### EXERCISE GOAL
Go through each line of the records below and count those with the word "React". Give only the count.

Source data
-- Start --
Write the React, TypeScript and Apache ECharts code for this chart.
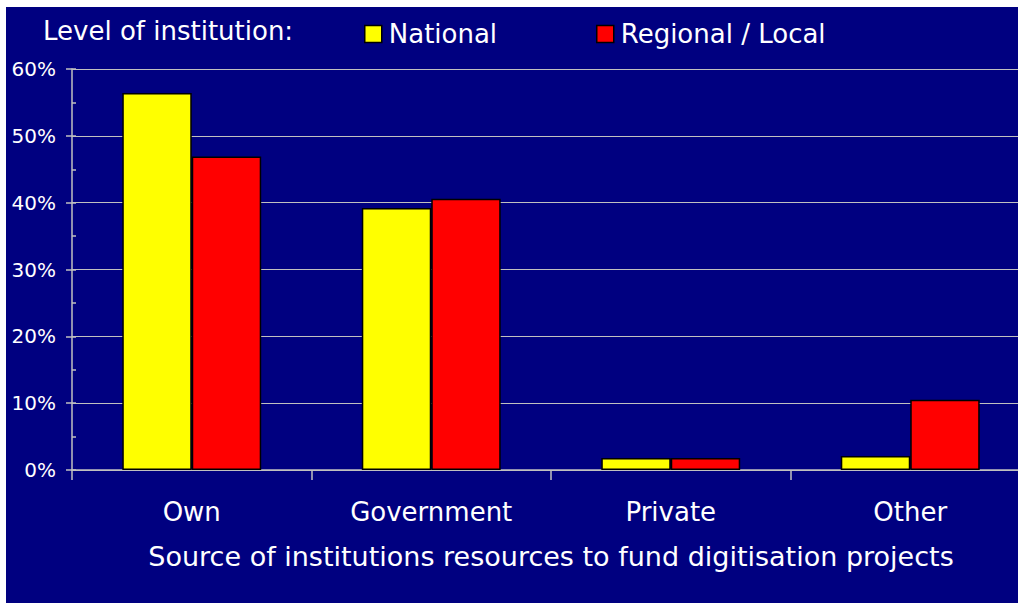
import React, { useEffect, useRef } from "react";
import * as echarts from "echarts";

const categories = ["Own", "Government", "Private", "Other"];
const nationalValues = [56.4, 39.2, 1.8, 2.1];
const regionalValues = [46.9, 40.6, 1.8, 10.5];
const seriesNames = ["National", "Regional / Local"];
const yTickValues = [0, 10, 20, 30, 40, 50, 60];
const titleText = "Level of institution:";
const xAxisTitle = "Source of institutions resources to fund digitisation projects";

const FONT = "'DejaVu Sans', Verdana, sans-serif";
const TXT = "#ffffff";
const GRID = "#c0c0c0";

export default function App() {
  const ref = useRef<HTMLDivElement>(null);
  useEffect(() => {
    if (!ref.current) return;
    const chart = echarts.init(ref.current, undefined, { renderer: "svg" });
    const yMax = yTickValues[yTickValues.length - 1];
    chart.setOption({
      animation: false,
      backgroundColor: "#000080",
      textStyle: { fontFamily: FONT },
      title: {
        text: titleText,
        left: 32,
        top: 6,
        textStyle: { color: TXT, fontSize: 26, fontWeight: "normal", fontFamily: FONT },
      },
      legend: [
        {
          data: [seriesNames[0]],
          left: 353,
          top: 9,
          itemWidth: 17,
          itemHeight: 17,
          itemGap: 10,
          icon: "rect",
          textStyle: { color: TXT, fontSize: 26, fontFamily: FONT, padding: [0, 0, 0, 2] },
          itemStyle: { borderColor: "#000", borderWidth: 1.5 },
        },
        {
          data: [seriesNames[1]],
          left: 585,
          top: 9,
          itemWidth: 17,
          itemHeight: 17,
          icon: "rect",
          textStyle: { color: TXT, fontSize: 26, fontFamily: FONT, padding: [0, 0, 0, 2] },
          itemStyle: { borderColor: "#000", borderWidth: 1.5 },
        },
      ],
      grid: { left: 66, top: 62, bottom: 133, right: 16, containLabel: false },
      xAxis: {
        type: "category",
        data: categories,
        axisLine: { show: true, lineStyle: { color: GRID, width: 1.5 } },
        axisTick: { show: true, length: 10, lineStyle: { color: GRID, width: 1.5 } },
        axisLabel: { color: TXT, fontSize: 26, fontFamily: FONT, margin: 29 },
        name: xAxisTitle,
        nameLocation: "middle",
        nameGap: 73,
        nameTextStyle: { color: TXT, fontSize: 27, fontFamily: FONT },
      },
      yAxis: [
        {
          type: "value",
          min: 0,
          max: yMax,
          interval: 10,
          axisLine: { show: true, lineStyle: { color: GRID, width: 1.5 } },
          axisTick: { show: true, length: 6, lineStyle: { color: GRID, width: 1.5 } },
          axisLabel: { color: TXT, fontSize: 20, fontFamily: FONT, margin: 16, formatter: "{value}%" },
          splitLine: { show: true, lineStyle: { color: GRID, width: 1.2 } },
        },
        {
          type: "value",
          position: "left",
          min: 0,
          max: yMax,
          interval: 5,
          axisLine: { show: false },
          axisTick: { show: true, inside: true, length: 4, lineStyle: { color: GRID, width: 1.5 } },
          axisLabel: { show: false },
          splitLine: { show: false },
        },
      ],
      series: [
        {
          name: seriesNames[0],
          type: "bar",
          data: nationalValues,
          barGap: "0%",
          barCategoryGap: "42%",
          itemStyle: { color: "#ffff00", borderColor: "#000", borderWidth: 1.5 },
        },
        {
          name: seriesNames[1],
          type: "bar",
          data: regionalValues,
          barGap: "0%",
          barCategoryGap: "42%",
          itemStyle: { color: "#ff0000", borderColor: "#000", borderWidth: 1.5 },
        },
      ],
    });
    return () => chart.dispose();
  }, []);
  return (
    <div
      style={{
        position: "fixed",
        left: 0,
        top: 0,
        width: 1018,
        height: 603,
        overflow: "hidden",
        background: "#ffffff",
      }}
    >
      <div ref={ref} style={{ position: "absolute", left: 6, top: 7, width: 1040, height: 596 }} />
    </div>
  );
}
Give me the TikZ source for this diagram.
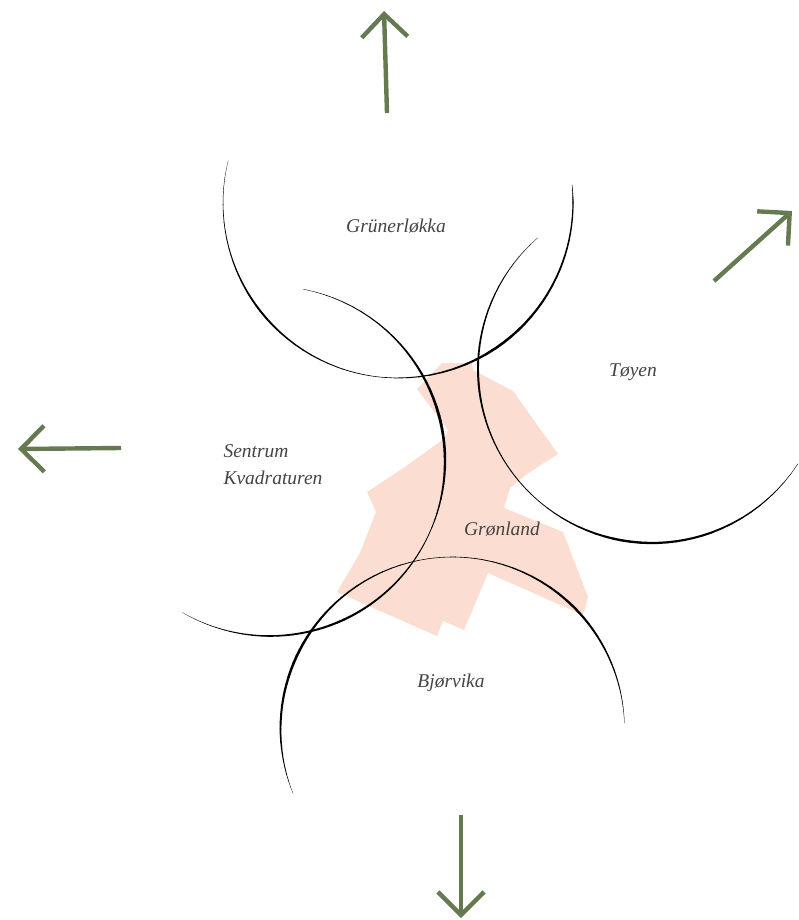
\documentclass[tikz,border=0pt]{standalone}
\usepackage{fontspec}
\setmainfont{Liberation Serif}
\usetikzlibrary{arrows.meta}

\definecolor{areafill}{HTML}{FBDDD1}
\definecolor{arrowgreen}{HTML}{667A52}
\definecolor{labelgray}{HTML}{444444}

\tikzset{
	area/.style={fill=areafill, draw=none},
	penline/.style={draw=black, line cap=round},
	place/.style={font=\itshape\fontsize{19.5}{27}\selectfont, text=labelgray, inner sep=0pt},
	outarrow/.style={draw=arrowgreen, line width=4.4pt, -{Straight Barb[length=23pt, width=46pt]}}
}

% circle arc whose width changes: centre x, centre y, radius, angle/width/angle/width
\newcommand{\penarc}[4]{
	\foreach \ao/\wo/\an/\wn in {#4}{
		\foreach \i in {1,...,10}{
			\pgfmathsetmacro\aone{\ao+(\an-\ao)*(\i-1)/10}
			\pgfmathsetmacro\atwo{\ao+(\an-\ao)*\i/10}
			\pgfmathsetmacro\wmid{\wo+(\wn-\wo)*(\i-0.5)/10}
			\draw[penline, line width=\wmid pt] ({#1+#3*cos(\aone)},{#2+#3*sin(\aone)}) -- ({#1+#3*cos(\atwo)},{#2+#3*sin(\atwo)});
		}
	}
}

\begin{document}
\begin{tikzpicture}[x=1pt, y=-1pt]
	\useasboundingbox (0,0) rectangle (798,920);

	% Gronland area
	\fill[area] (442,363) -- (472,363) -- (473,370) -- (513,391) -- (558,454) -- (527,474)
		-- (510,488) -- (504,508) -- (563,532) -- (588,597) -- (583,615) -- (488,573)
		-- (464,630) -- (443,621) -- (437,636) -- (337,592) -- (360,553) -- (376,512)
		-- (367,492) -- (405,467) -- (445,438) -- (448,430) -- (417,389) -- cycle;

	% the four arcs
	\penarc{398}{203}{175}{194/0.2/165/0.9, 165/0.9/142/2, 142/2/110/0.8, 110/0.8/95/0.5, 95/0.5/56/2.6, 56/2.6/25/1.8, 25/1.8/0/1.2, 0/1.2/-6/0.3}
	\penarc{652}{369}{174}{229/0.2/200/1.4, 200/1.4/175/2, 175/2/150/1, 150/1/130/0.7, 130/0.7/100/2.4, 100/2.4/70/2, 70/2/33/0.3}
	\penarc{270}{461}{175}{-79/0.3/-45/1.4, -45/1.4/-15/2.8, -15/2.8/0/2.4, 0/2.4/25/0.7, 25/0.7/45/1.6, 45/1.6/65/2.2, 65/2.2/90/1.6, 90/1.6/105/0.8, 105/0.8/120/0.2}
	\penarc{452.5}{729}{172}{158/0.2/180/1.8, 180/1.8/205/2.6, 205/2.6/230/1.6, 230/1.6/262/0.5, 262/0.5/280/0.7, 280/0.7/315/2.4, 315/2.4/340/1.2, 340/1.2/358/0.2}

	\node[place]             (grunerlokka) at (396,226) {Grünerløkka};
	\node[place]             (toyen)       at (633,372) {Tøyen};
	\node[place, align=left] (sentrum)     at (273,465) {Sentrum\\Kvadraturen};
	\node[place]             (gronland)    at (502,529) {Grønland};
	\node[place]             (bjorvika)    at (451,683) {Bjørvika};

	% arrows pointing away
	\coordinate (northstart) at (387,113);
	\coordinate (northtip)   at (384,11);
	\coordinate (eaststart)  at (714,281);
	\coordinate (easttip)    at (792,211);
	\coordinate (weststart)  at (121,448);
	\coordinate (westtip)    at (18,449);
	\coordinate (southstart) at (461,815);
	\coordinate (southtip)   at (461,918);

	\draw[outarrow] (northstart) -- (northtip);
	\draw[outarrow] (eaststart)  -- (easttip);
	\draw[outarrow] (weststart)  -- (westtip);
	\draw[outarrow] (southstart) -- (southtip);
\end{tikzpicture}
\end{document}
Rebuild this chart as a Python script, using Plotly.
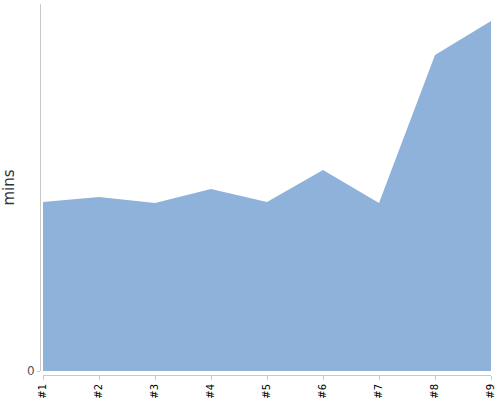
-- End --
### OUTPUT BELOW
2